_Task requirements_. Omitting the pictures, copy exactly each line from the one containing "Output the LaTeX" up to and including the one containing "on the objective".

** start of Dataset excerpts **

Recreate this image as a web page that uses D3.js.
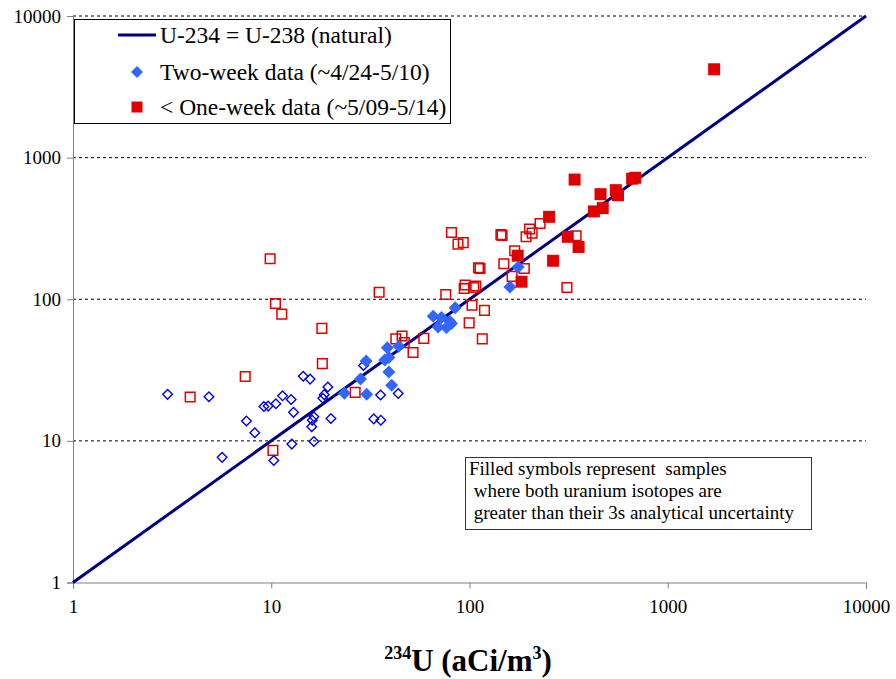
<!DOCTYPE html>
<html>
<head>
<meta charset="utf-8">
<script src="https://cdn.jsdelivr.net/npm/d3@7"></script>
<style>
  html, body { margin: 0; padding: 0; background: #fff; }
</style>
</head>
<body>
<div id="chart"></div>
<script>
  // values: [234U, 238U] in aCi/m3
  const twoWeekOpen = [
    [3.0, 21.3], [4.85, 20.5], [5.65, 7.65], [7.5, 13.8], [8.26, 11.4],
    [9.18, 17.5], [9.64, 17.6], [10.55, 18.3], [11.4, 20.8], [12.6, 19.6],
    [12.95, 15.9], [10.3, 7.26], [12.7, 9.49], [16.4, 9.89], [14.5, 28.6],
    [15.7, 27.3], [16.4, 14.8], [16.1, 14.0], [16.0, 12.6], [18.5, 21.2],
    [18.2, 20.0], [19.3, 24.0], [20.0, 14.4], [29.2, 34.1], [35.6, 21.1],
    [43.7, 21.6], [32.9, 14.3], [35.7, 14.0]
  ];
  const twoWeekFilled = [
    [23.4, 21.7], [28.2, 27.3], [30.3, 21.3], [30.1, 36.7], [38.5, 45.5],
    [37.4, 37.2], [39.2, 38.8], [39.2, 30.6], [40.5, 24.7], [44.0, 46.5],
    [65.6, 75.7], [72.2, 74.4], [79.5, 70.0], [69.4, 63.8], [76.5, 63.2],
    [81.1, 67.5], [84.7, 87], [160, 122], [176, 169]
  ];
  const oneWeekOpen = [
    [3.9, 20.4], [7.39, 28.5], [9.87, 193], [10.5, 93.4], [11.3, 78.5],
    [10.2, 8.57], [18.0, 62.3], [18.1, 35.1], [26.5, 22.0], [35.0, 112],
    [42.5, 52.5], [45.7, 55], [46.9, 49.4], [58.8, 52.9], [51.9, 42.1],
    [75.9, 108], [81.1, 296], [87.5, 245], [93, 251], [95.1, 126],
    [94, 119], [105, 121], [107.5, 124], [103, 90.8], [119, 83.4],
    [99.6, 68.1], [116, 52.5], [111, 167], [113, 165], [144, 286],
    [146, 282], [149, 178], [169, 220], [164, 145], [189, 165],
    [193, 276], [201, 313], [207, 293], [227, 343], [345, 281], [310, 121]
  ];
  const oneWeekFilled = [
    [1714, 4207], [339, 700], [458, 552], [547, 589], [561, 543],
    [686, 721], [661, 710], [470, 440], [424, 417], [252, 382],
    [313, 276], [355, 234], [264, 187], [175, 203], [183, 133]
  ];
  const naturalLine = [[1, 1], [10000, 10000]];
  const xTicks = [1, 10, 100, 1000, 10000];
  const yTicks = [1, 10, 100, 1000, 10000];
  const gridValues = [10, 100, 1000, 10000];
  const legendLabels = [
    "U-234 = U-238 (natural)",
    "Two-week data (~4/24-5/10)",
    "< One-week data (~5/09-5/14)"
  ];
  const noteLines = [
    "Filled symbols represent  samples",
    " where both uranium isotopes are",
    " greater than their 3s analytical uncertainty"
  ];

  const serif = "Liberation Serif";
  const width = 896, height = 679;
  const plot = { left: 73, right: 866, top: 16, bottom: 582.5 };

  const svg = d3.select("#chart").append("svg")
    .attr("width", width)
    .attr("height", height)
    .style("display", "block");

  const x = d3.scaleLog().domain([1, 10000]).range([plot.left, plot.right]);
  const y = d3.scaleLog().domain([1, 10000]).range([plot.bottom, plot.top]);

  // dashed gridlines
  svg.append("g").selectAll("line")
    .data(gridValues)
    .enter().append("line")
    .attr("x1", plot.left).attr("x2", plot.right)
    .attr("y1", d => y(d)).attr("y2", d => y(d))
    .attr("stroke", "#000")
    .attr("stroke-width", 1)
    .attr("stroke-dasharray", "3,3");

  const xAxis = svg.append("g")
    .attr("transform", `translate(0,${plot.bottom})`)
    .call(d3.axisBottom(x).tickValues(xTicks).tickFormat(d3.format("d")).tickSize(6).tickPadding(11));
  const yAxis = svg.append("g")
    .attr("transform", `translate(${plot.left},0)`)
    .call(d3.axisLeft(y).tickValues(yTicks).tickFormat(d3.format("d")).tickSize(6).tickPadding(6));

  [xAxis, yAxis].forEach((g) => {
    g.select(".domain").attr("stroke", "#808080").attr("stroke-width", 1);
    g.selectAll(".tick line").attr("stroke", "#808080");
    g.selectAll(".tick text")
      .attr("fill", "#000")
      .attr("font-family", serif)
      .attr("font-size", 19);
  });

  // y = x line
  svg.append("path")
    .datum(naturalLine)
    .attr("fill", "none")
    .attr("stroke", "#000080")
    .attr("stroke-width", 3)
    .attr("d", d3.line().x(d => x(d[0])).y(d => y(d[1])));

  const diamond = (r) => `M0,${-r}L${r},0L0,${r}L${-r},0Z`;
  const square = (s) => `M${-s},${-s}H${s}V${s}H${-s}Z`;

  const drawPoints = (data, path, fill, stroke, sw) => {
    svg.append("g").selectAll("path")
      .data(data)
      .enter().append("path")
      .attr("transform", d => `translate(${x(d[0])},${y(d[1])})`)
      .attr("d", path)
      .attr("fill", fill)
      .attr("stroke", stroke)
      .attr("stroke-width", sw);
  };

  drawPoints(oneWeekOpen, square(4.8), "none", "#e00000", 1.5);
  drawPoints(oneWeekFilled, square(6), "#e00000", "none", 0);
  drawPoints(twoWeekOpen, diamond(4.8), "none", "#0000e6", 1.4);
  drawPoints(twoWeekFilled, diamond(6.5), "#3366ff", "none", 0);

  // legend
  const legend = svg.append("g");
  legend.append("rect")
    .attr("x", 74.5).attr("y", 19.5)
    .attr("width", 376).attr("height", 104)
    .attr("fill", "#fff")
    .attr("stroke", "#000")
    .attr("stroke-width", 1);
  const rowY = [35, 72, 107];
  legend.append("line")
    .attr("x1", 118).attr("x2", 156)
    .attr("y1", rowY[0]).attr("y2", rowY[0])
    .attr("stroke", "#000080").attr("stroke-width", 3);
  legend.append("path")
    .attr("transform", `translate(137,${rowY[1]})`)
    .attr("d", diamond(6))
    .attr("fill", "#3366ff");
  legend.append("path")
    .attr("transform", `translate(137,${rowY[2]})`)
    .attr("d", square(5.5))
    .attr("fill", "#e00000");
  legend.selectAll("text.lab")
    .data(legendLabels)
    .enter().append("text")
    .attr("class", "lab")
    .attr("x", 160)
    .attr("y", (d, i) => rowY[i] + 8)
    .attr("font-family", serif)
    .attr("font-size", 23.5)
    .text(d => d);

  // note box
  const note = svg.append("g");
  note.append("rect")
    .attr("x", 465.5).attr("y", 457.5)
    .attr("width", 346).attr("height", 72)
    .attr("fill", "#fff")
    .attr("stroke", "#333")
    .attr("stroke-width", 1);
  note.selectAll("text")
    .data(noteLines)
    .enter().append("text")
    .attr("x", 469)
    .attr("y", (d, i) => 475 + i * 22)
    .attr("xml:space", "preserve")
    .style("white-space", "pre")
    .attr("font-family", serif)
    .attr("font-size", 19)
    .text(d => d);

  // x axis title
  const title = svg.append("text")
    .attr("x", 468)
    .attr("y", 671)
    .attr("text-anchor", "middle")
    .attr("font-family", serif)
    .attr("font-size", 31)
    .attr("font-weight", "bold");
  title.append("tspan").attr("dy", "-12").attr("font-size", 18).text("234");
  title.append("tspan").attr("dy", "12").text("U (aCi/m");
  title.append("tspan").attr("dy", "-12").attr("font-size", 18).text("3");
  title.append("tspan").attr("dy", "12").text(")");
</script>
</body>
</html>
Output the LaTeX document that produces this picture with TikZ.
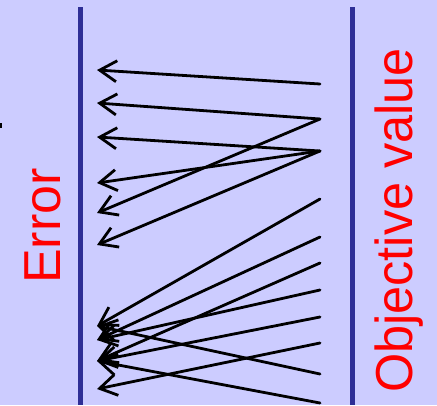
\documentclass[tikz,border=0pt]{standalone}
\usepackage{fontspec}
\setmainfont{Liberation Sans}
\usepackage{xcolor}
\usetikzlibrary{arrows.meta}

\definecolor{slide}{RGB}{204,204,255}
\definecolor{axisblue}{RGB}{46,46,150}

\begin{document}
\begin{tikzpicture}[
  x=1pt, y=-1pt,
  axis/.style={
    draw=axisblue,
    line width=5pt
  },
  flow/.style={
    -{Straight Barb[length=17pt, width=21pt, line width=2.8pt]},
    line width=2.8pt,
    line cap=round
  },
  label/.style={
    text=red,
    font=\fontsize{52}{60}\selectfont,
    rotate=90,
    anchor=base west,
    inner sep=0pt
  }
]

% --- Background ------------------------------------------------------

\fill[slide] (0,0) rectangle (437,405);
\useasboundingbox (0,0) rectangle (437,405);
\fill[black] (0,123) rectangle (2,128);

% --- Axes ------------------------------------------------------------

\draw[axis] (80,7) -- (80,405);
\draw[axis] (352,7) -- (352,405);

\node[label] (err) at (60,284) {Error};
\node[label, xscale=0.97] (obj) at (412,393) {Objective value};

% --- Points on the objective side ------------------------------------

\coordinate (o1) at (320,84);
\coordinate (o2) at (320,119);
\coordinate (o3) at (320,151);
\coordinate (o4) at (320,199);
\coordinate (o5) at (320,237);
\coordinate (o6) at (320,263);
\coordinate (o7) at (320,290);
\coordinate (o8) at (320,317);
\coordinate (o9) at (320,343);
\coordinate (o10) at (320,374);
\coordinate (o11) at (320,403);

% --- Points on the error side ----------------------------------------

\coordinate (e1) at (97,70);
\coordinate (e2) at (97,103);
\coordinate (e3) at (97,137);
\coordinate (e4) at (97,183);
\coordinate (e5) at (97,213);
\coordinate (e6) at (97,245);
\coordinate (e7) at (97,326);
\coordinate (e8) at (97,340);
\coordinate (e9) at (97,361);
\coordinate (e10) at (97,389);

% --- Mappings --------------------------------------------------------

\draw[flow] (o1) -- (e1);
\draw[flow] (o2) -- (e2);
\draw[flow] (o3) -- (e3);
\draw[flow] (o3) -- (e4);
\draw[flow] (o2) -- (e5);
\draw[flow] (o3) -- (e6);

\draw[flow] (o4) -- (e7);
\draw[flow] (o5) -- (e8);
\draw[flow] (o6) -- (e9);
\draw[flow] (o7) -- (e8);
\draw[flow] (o8) -- (e9);
\draw[flow] (o9) -- (e10);
\draw[flow] (o10) -- (e7);
\draw[flow] (o11) -- (e9);

\end{tikzpicture}
\end{document}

** end of Dataset excerpts **

_Answer in full_.
Output the LaTeX document that produces this picture with TikZ.
\documentclass[tikz,border=0pt]{standalone}
\usepackage{fontspec}
\setmainfont{Liberation Sans}
\usepackage{xcolor}
\usetikzlibrary{arrows.meta}

\definecolor{slide}{RGB}{204,204,255}
\definecolor{axisblue}{RGB}{46,46,150}

\begin{document}
\begin{tikzpicture}[
  x=1pt, y=-1pt,
  axis/.style={
    draw=axisblue,
    line width=5pt
  },
  flow/.style={
    -{Straight Barb[length=17pt, width=21pt, line width=2.8pt]},
    line width=2.8pt,
    line cap=round
  },
  label/.style={
    text=red,
    font=\fontsize{52}{60}\selectfont,
    rotate=90,
    anchor=base west,
    inner sep=0pt
  }
]

% --- Background ------------------------------------------------------

\fill[slide] (0,0) rectangle (437,405);
\useasboundingbox (0,0) rectangle (437,405);
\fill[black] (0,123) rectangle (2,128);

% --- Axes ------------------------------------------------------------

\draw[axis] (80,7) -- (80,405);
\draw[axis] (352,7) -- (352,405);

\node[label] (err) at (60,284) {Error};
\node[label, xscale=0.97] (obj) at (412,393) {Objective value};

% --- Points on the objective side ------------------------------------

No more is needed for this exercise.